Brief Fact Summary. Brandenbeurg (Appellant), a member of the Klu Klux Klan, was indicted and convicted under the Ohio Criminal Syndicalism Statute for advocating political reform through unlawful methods. The speech in question discussed returning certain races to their homeland. Appellant challenges the constitutionality of this law, arguing that it infringes upon his First and Fourteenth Amendment rights to free speech and free assembly.
Synopsis of Rule of Law. A statute can constitutionally limit an incitement to imminent lawless action; but cannot limit the mere advocacy of ideas, or the assembly to advocate these ideas as the First and Fourteenth Amendments protect these forms of speech.
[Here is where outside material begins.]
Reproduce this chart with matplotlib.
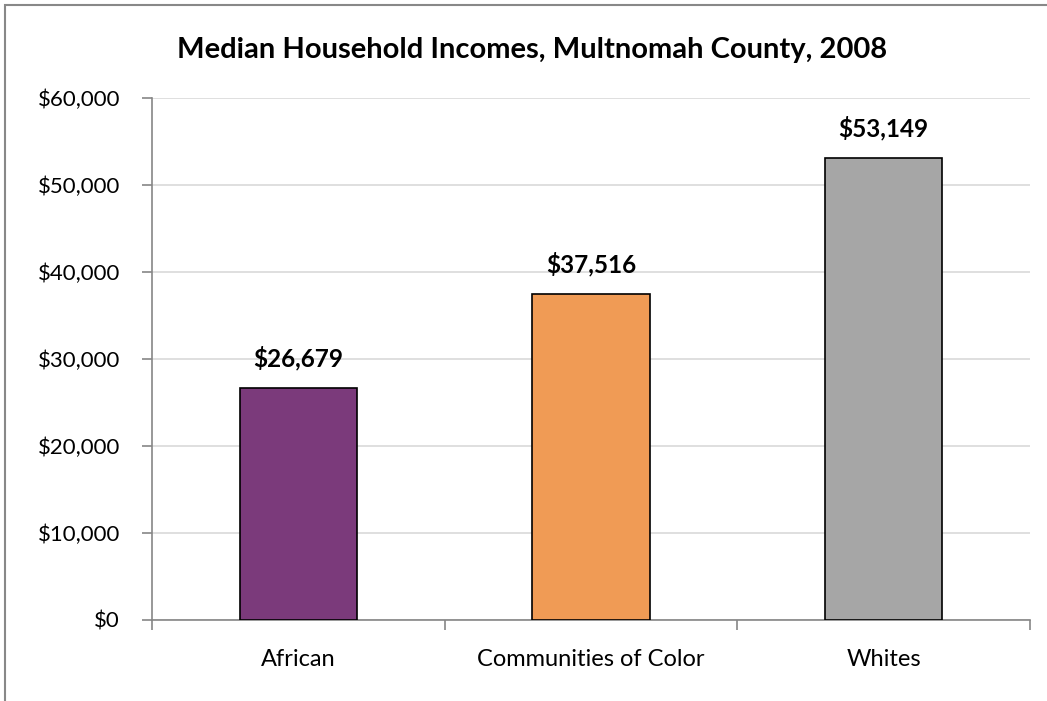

Issue. Does the Ohio Syndicalism Statute violate the First and Fourteenth Amendments as applied to Appellant?
Held. Yes. The Ohio Syndicalism Statute by its own words, and as applied, purports to punish mere advocacy and forbids, through criminal punishment, assembly with others merely to advocate the described type of action. Such a statute violates an individuals First and Fourteenth Amendment rights guaranteed by the United States Constitution. Mere advocacy must be distinguished from incitement to imminent lawless action. The former being protected speech, while the later can be restricted by legislation to protect public health and welfare.
The “clear and present danger” doctrine should have no place in the interpretation of the First Amendment.
Sees many problems with the “clear and present danger” test. First, many threats were loud but always puny, yet became overemphasized by judges. Second, the test is so twisted as to have eroded substantial parts of the First Amendment. The line between what is permissible and what is no is t he line between idea and overt acts. Government has no power to invade the sanctuary of belief and conscience.
Discussion. This case clearly outlines the limits by which a state can interfere with the rights to speech and assembly. The clear line is placed that protects speech and assembly if it is for the advocacy of ideas, no matter how repugnant they may seem. But, speech and assembly may be limited if it is to incite imminent lawless action. This case distinguishes between those types of speech that are a threat to public health and welfare, and those that are merely a threat to commonly held ideology. This case is also an example of the “clear and present danger” test applied to the First Amendment. This case, although it does explicitly mention the test by name, believes that free speech is restricted only when it becomes a danger of imminent lawlessness.